David Kastrup wrote:
Taco Hoekwater
writes: David Kastrup wrote:
Here at the DANTE conference I just learnt that Werner Lemberg is creating a large corpus of two separate "all hyphenations" and "main hyphenations" lists (about 400000 words IIRC) for German. So indeed it would appear that if LuaTeX offered hyphenation according to prioritized patterns, the data to make it typeset better documents in German would be reasonably well available. If there are two 'hyphenation levels', wouldn't it be easier if luatex supported running through two (or even more) separate pattern sets, and added the 'hitcount' to the discretionary?
Easier on what account?
Extending discretionary nodes is easier for me than extending the internal pattern data structure, I could program the whole multiple pass approach in only a few days.

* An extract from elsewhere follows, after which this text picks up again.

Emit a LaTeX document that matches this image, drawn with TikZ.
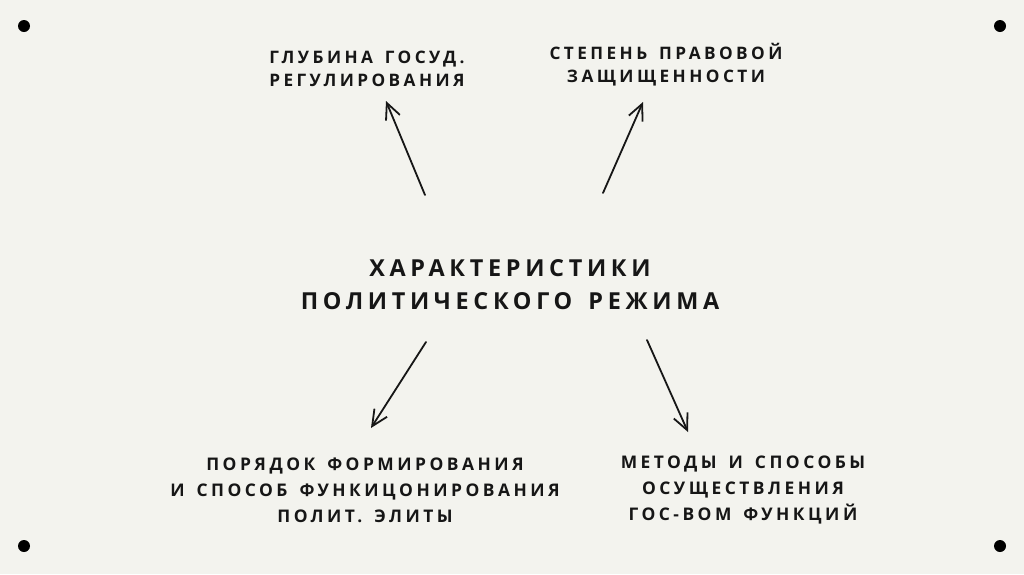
\documentclass[tikz,border=0pt]{standalone}
\usepackage{fontspec}
\newfontfamily\capsfont[LetterSpace=20,WordSpace=1.5]{Open Sans}
\usetikzlibrary{arrows.meta}
\definecolor{paper}{HTML}{F3F3EE}
\definecolor{ink}{HTML}{161616}

\begin{document}
\begin{tikzpicture}[x=0.5pt,y=-0.5pt,>={Straight Barb[length=8pt,width=7.5pt]},
 lbl/.style={align=center,inner sep=0pt,text=ink,font=\capsfont\bfseries\fontsize{8.6}{11.5}\selectfont},
 lblb/.style={lbl,font=\capsfont\bfseries\fontsize{8.7}{13}\selectfont},
 ttl/.style={align=center,inner sep=0pt,text=ink,font=\capsfont\bfseries\fontsize{11.7}{16.5}\selectfont},
 arr/.style={->,draw=ink,line width=0.9pt,line cap=round},
 dot/.style={circle,fill=black,inner sep=0pt,minimum size=6pt}]
\fill[paper] (0,0) rectangle (1024,574);
\useasboundingbox (0,0) rectangle (1024,574);
% corner dots
\node[dot] (d1) at (24,26) {};
\node[dot] (d2) at (1000,26) {};
\node[dot] (d3) at (24,546) {};
\node[dot] (d4) at (1000,546) {};
% texts
\node[ttl] (main) at (510,285) {ХАРАКТЕРИСТИКИ\\ПОЛИТИЧЕСКОГО РЕЖИМА};
\node[lbl] (depth) at (367,69) {ГЛУБИНА ГОСУД.\\РЕГУЛИРОВАНИЯ};
\node[lbl] (law) at (666,65) {СТЕПЕНЬ ПРАВОВОЙ\\ЗАЩИЩЕННОСТИ};
\node[lblb] (elite) at (365,490) {ПОРЯДОК ФОРМИРОВАНИЯ\\И СПОСОБ ФУНКИЦОНИРОВАНИЯ\\ПОЛИТ. ЭЛИТЫ};
\node[lblb] (meth) at (743,490) {МЕТОДЫ И СПОСОБЫ\\ОСУЩЕСТВЛЕНИЯ\\ГОС-ВОМ ФУНКЦИЙ};
% arrow ends
\coordinate (a1) at (425,195);
\coordinate (b1) at (386,101);
\coordinate (a2) at (603,193);
\coordinate (b2) at (643,102);
\coordinate (a3) at (426,342);
\coordinate (b3) at (371,428);
\coordinate (a4) at (647,340);
\coordinate (b4) at (688,432);
\draw[arr] (a1) -- (b1);
\draw[arr] (a2) -- (b2);
\draw[arr] (a3) -- (b3);
\draw[arr] (a4) -- (b4);
\end{tikzpicture}
\end{document}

It is also easier in the sense that it can use existing patterns, no need to mess with patgen output, and no need for extensive testing of the postprocessed output. But if you can create these extended patterns, I'll wait for that.
Disadvantage: wastes a few CPU cycles because of multiple passes.
Well, hyphenation is not the fastest operation in the world.
It maxes out at about 10% runtime in a plain tex latin text document with all bells and whistles like protruding and hz turned off, a sane text with (about two-thirds of plain's default) while generating DVI. It is usually lower in other formats because of more work done by macros, or special features like HZ, or PDF output, or RL text, or math, or use of Opentype fonts. Hyphenation time is not negligible, and everything that slows the engine down warrants some discussion. But e.g. the ConTeXT mkiv code spends less than 1% of its runtime hyphenating. So we are not talking landslides either.
Doubling its runtime when one could instead add what amounts to an attribute to the final chosen point seems a bit pointless.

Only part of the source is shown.